begin
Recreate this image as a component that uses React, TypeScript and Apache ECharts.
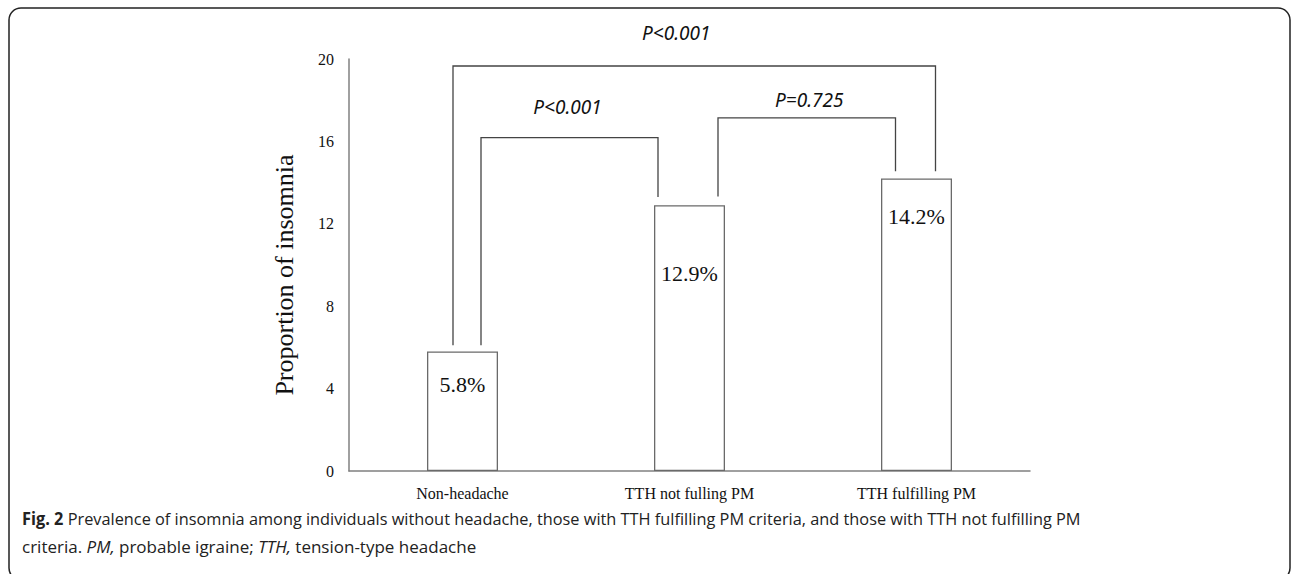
import React, { useEffect, useRef } from 'react';
import * as echarts from 'echarts';

const categories = ['Non-headache', 'TTH not fulling PM', 'TTH fulfilling PM'];
const values = [5.8, 12.9, 14.2];
const valueLabels = ['5.8%', '12.9%', '14.2%'];
const yMin = 0;
const yMax = 20;
const yInterval = 4;
const yAxisTitle = 'Proportion of insomnia';

const bracketFrom = [0, 0, 1];
const bracketTo = [2, 1, 2];
const bracketTop = [19.66, 16.18, 17.14];
const bracketFromEnd = [6.1, 6.1, 13.33];
const bracketToEnd = [14.55, 13.3, 14.55];
const bracketLabels = ['P<0.001', 'P<0.001', 'P=0.725'];

const captionLine1 = 'Prevalence of insomnia among individuals without headache, those with TTH fulfilling PM criteria, and those with TTH not fulfilling PM';
const captionLine2a = 'criteria. ';
const captionLine2b = ' probable igraine; ';
const captionLine2c = ' tension-type headache';

// style-only pixel offsets
const legDx = [[-9.5, 19], [18.5, -31.5], [28.5, -21]];
const labelShift = [[-18, -33], [-2, -31], [2.5, -17.5]];
const valueLabelDy = [22, 57, 27];

export default function App() {
  const ref = useRef<HTMLDivElement>(null);
  useEffect(() => {
    if (!ref.current) return;
    const chart = echarts.init(ref.current, null, { renderer: 'svg' });
    const serif = '"Liberation Serif", "Times New Roman", serif';
    const sans = '"Open Sans", "Noto Sans", sans-serif';
    chart.setOption({
      animation: false,
      backgroundColor: '#fff',
      grid: { left: 349, right: 262, top: 59, bottom: 103 },
      xAxis: {
        type: 'category',
        data: categories,
        axisLine: { lineStyle: { color: '#808080', width: 1.5 } },
        axisTick: { show: false },
        axisLabel: { fontFamily: serif, fontSize: 16, color: '#111', margin: 14 },
      },
      yAxis: {
        type: 'value',
        min: yMin,
        max: yMax,
        interval: yInterval,
        splitLine: { show: false },
        axisLine: { show: true, lineStyle: { color: '#808080', width: 1.5 } },
        axisTick: { show: false },
        axisLabel: { fontFamily: serif, fontSize: 16, color: '#111', margin: 15 },
      },
      graphic: [
        {
          type: 'rect',
          shape: { x: 9, y: 8, width: 1281, height: 572, r: 12 },
          style: { fill: 'none', stroke: '#222', lineWidth: 1.5 },
          silent: true,
        },
        {
          type: 'text',
          x: 284,
          y: 275,
          rotation: Math.PI / 2,
          style: {
            text: yAxisTitle,
            fontFamily: serif,
            fontSize: 26,
            fill: '#111',
            align: 'center',
            verticalAlign: 'middle',
          },
        },
        {
          type: 'text',
          x: 22,
          y: 518,
          scaleX: 0.961,
          style: {
            text: '{b|Fig. 2} {n|' + captionLine1 + '}',
            fontFamily: sans,
            fontSize: 17,
            fill: '#222',
            verticalAlign: 'middle',
            rich: {
              b: { fontFamily: sans, fontSize: 17, fontWeight: 'bold', fill: '#222' },
              n: { fontFamily: sans, fontSize: 17, fill: '#222' },
            },
          },
        },
        {
          type: 'text',
          x: 22,
          y: 546,
          style: {
            text: '{n|' + captionLine2a + '}{i|PM,}{n|' + captionLine2b + '}{i|TTH,}{n|' + captionLine2c + '}',
            fontFamily: sans,
            fontSize: 17,
            fill: '#222',
            verticalAlign: 'middle',
            rich: {
              i: { fontFamily: sans, fontSize: 17, fontStyle: 'italic', fill: '#222' },
              n: { fontFamily: sans, fontSize: 17, fill: '#222' },
            },
          },
        },
      ],
      series: [
        {
          type: 'bar',
          barWidth: 71,
          data: values.map((v, i) => ({
            value: v,
            label: {
              show: true,
              position: 'insideTop',
              distance: 0,
              offset: [0, valueLabelDy[i]],
              formatter: valueLabels[i],
              fontFamily: serif,
              fontSize: 22,
              color: '#111',
            },
          })),
          itemStyle: { color: '#fff', borderColor: '#6a6a6a', borderWidth: 1.3 },
          z: 2,
        },
        {
          type: 'custom',
          clip: false,
          z: 3,
          encode: { x: 0, y: 2 },
          data: bracketFrom.map((f, i) => [f, bracketTo[i], bracketTop[i], bracketFromEnd[i], bracketToEnd[i]]),
          renderItem: (params: any, api: any) => {
            const i = params.dataIndex;
            const f = api.value(0);
            const t = api.value(1);
            const top = api.value(2);
            const fe = api.value(3);
            const te = api.value(4);
            const pA = api.coord([f, fe]);
            const pAt = api.coord([f, top]);
            const pB = api.coord([t, te]);
            const x1 = pA[0] + legDx[i][0];
            const x2 = pB[0] + legDx[i][1];
            return {
              type: 'group',
              children: [
                {
                  type: 'polyline',
                  shape: { points: [[x1, pA[1]], [x1, pAt[1]], [x2, pAt[1]], [x2, pB[1]]] },
                  style: { stroke: '#444', lineWidth: 1.3, fill: null },
                },
                {
                  type: 'text',
                  x: (x1 + x2) / 2 + labelShift[i][0],
                  y: pAt[1] + labelShift[i][1],
                  style: {
                    text: bracketLabels[i],
                    font: 'italic 19px "Noto Sans"',
                    fill: '#111',
                    align: 'center',
                    verticalAlign: 'middle',
                  },
                },
              ],
            };
          },
        },
      ],
    });
    return () => chart.dispose();
  }, []);
  return <div ref={ref} style={{ position: 'absolute', left: 0, top: 0, width: 1292, height: 574 }} />;
}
end
▶ [REQUIREMENTS]:
Restate each line from the start of the listing through the line bearing "const valueLabelDy = [22, 57, 27];" word for word. Drop the pictures.

▶ [EXERCISE RESPONSE]:
Recreate this image as a component that uses React, TypeScript and Apache ECharts.
import React, { useEffect, useRef } from 'react';
import * as echarts from 'echarts';

const categories = ['Non-headache', 'TTH not fulling PM', 'TTH fulfilling PM'];
const values = [5.8, 12.9, 14.2];
const valueLabels = ['5.8%', '12.9%', '14.2%'];
const yMin = 0;
const yMax = 20;
const yInterval = 4;
const yAxisTitle = 'Proportion of insomnia';

const bracketFrom = [0, 0, 1];
const bracketTo = [2, 1, 2];
const bracketTop = [19.66, 16.18, 17.14];
const bracketFromEnd = [6.1, 6.1, 13.33];
const bracketToEnd = [14.55, 13.3, 14.55];
const bracketLabels = ['P<0.001', 'P<0.001', 'P=0.725'];

const captionLine1 = 'Prevalence of insomnia among individuals without headache, those with TTH fulfilling PM criteria, and those with TTH not fulfilling PM';
const captionLine2a = 'criteria. ';
const captionLine2b = ' probable igraine; ';
const captionLine2c = ' tension-type headache';

// style-only pixel offsets
const legDx = [[-9.5, 19], [18.5, -31.5], [28.5, -21]];
const labelShift = [[-18, -33], [-2, -31], [2.5, -17.5]];
const valueLabelDy = [22, 57, 27];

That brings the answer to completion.